Here at Melon Media we’ve tried many different hosting options for scalable infrastructure. From dedicated servers, to Amazon EC2, to Rackspace Cloud Sites, they all have their benefits and weaknesses. What can be really interesting is how they handle when they get hit with a large traffic spike. When the pressure is on and time is critical, some systems shine and others… cause nervous breakdowns.
With ManageTwitter we decided to use a Rackspace Cloud Server instance for the first time in a production. It has some interesting benefits over other cloud options including the ability to be resized to a larger instance on the fly. Since this was a small app, that we didn’t really want to expend huge resources on, starting with a small Cloud Server and resizing it if needed seems like a good solution for scaling a small project.
ManageTwitter does not involve much writing to the hard drive. Most of the data used in the application is stored temporarily in memory. We started off with a 512 MB / 20 GB server which handled our initial load easily. The application performance is mostly limited by CPU performance.
Our first traffic spike came when TechCrunch posted an article about the service. I’d just briefly stopped by the computer to check my email after a healthy dinner of leftover crackers, yogurt and chocolate when I saw a retweet of TechCrunch’s twitter stream about ManageTwitter pop-up on Tweetdeck. The article had only gone up minutes earlier but after firing up up http://www.manageflitter.com in my browser I saw the server was already not responding. A quick check confirmed SSH access wasn’t going to respond under the load either. While Cloud Servers do provide burst capability, we’d clearly expended all resources.
I triggered a resize on the server within the Rackspace Cloud control panel and waited with anticipation of the server coming back up. The control panel show how the resize is progressing.
Flicking through TechCrunch & twitter in other windows I saw numerous complaints coming in about ManageTwitter being inaccessible. “Another Techcrunch review effect ?” posted jacopogio in the TechCrunch comments.
The site had been inaccessible for about 15 minutes at this point. Beads of sweat were starting to form.
19%… 20%… 10%…
What? I quickly fired up a chat window with Rackspace Cloud support.
“Hi, I’ve got a cloud server that’s undergoing a high traffic spike. I’m trying to resize it, but the progress meter is falling back down. Will it complete, or is something wrong.”
RS: “It will complete.”
“Is it normal for it to go slowly like this? I’ve resized similar servers that went signficantly faster.”
RS: “Yes, it’s normal under high traffic.”

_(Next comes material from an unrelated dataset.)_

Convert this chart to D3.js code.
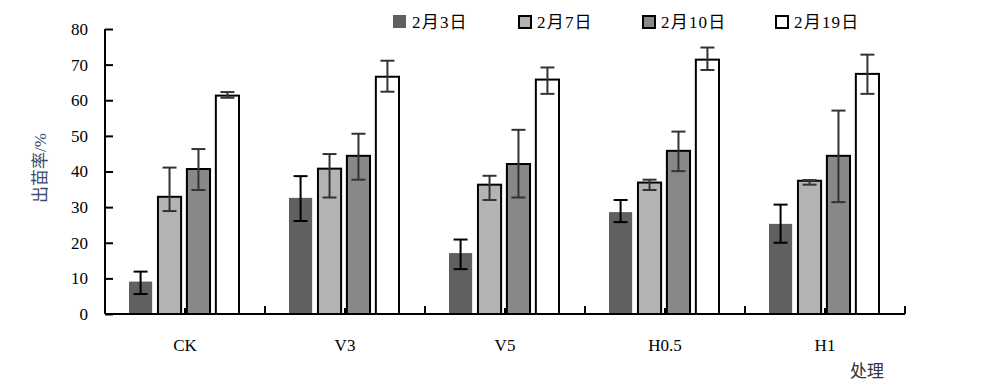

“Is there anything I can do to make it go faster?”
RS: “Stop the traffic.”
Not the most useful thing to hear. I decided that I wasn’t going to get much out of that conversation, so went and made some changes to the code, moving static files to a CDN, that would help reduce load if the server did get back up.
After about another 20 minutes things looked promising. The resize operation had got to 99%.
Suddenly it dropped to 0%. Frantically I jumped back into the Rackspace support chat and explained what had happened. I gave them my IP. Several minutes later a pop-up asked me to verify that the server had resized successfully. I decided to confirm without checking the integrity – we didn’t have much valuable data stored at that point and at worst I could rebuild the code base from our development repository.
Fortunately most of the data was copied across successfully. It looked like a few hours of data was lost from the database for some reason, but otherwise it was a clean migration. I copied across the CDN integrated code and fired the site up my browser. The IP change seemed to happen almost instantly as the site came up straight away. We’ve been running smoothly on the 8192 MB / 320 GB instance ever since.
Ultimately the resize operation took 40mins to go from a 512 MB / 20 GB instance to 8192 MB / 320 GB under TechCrunch review traffic load. While the process was a little stressful and support could have been a little more helpful (a rare complaint from my experience with Rackspace!) it all worked pretty much as expected. For very little resources & cost the outcome was pretty much as good as we could have expected.
One interesting idea that we might recommend Rackspace implementing is using whatever technology rackspace use for IP switching to temporarily give a server a new IP so unexpected high load repairs/resizes can be performed faster.
What have your experiences been? Do you have any recommendations for how we could have handled this situation better?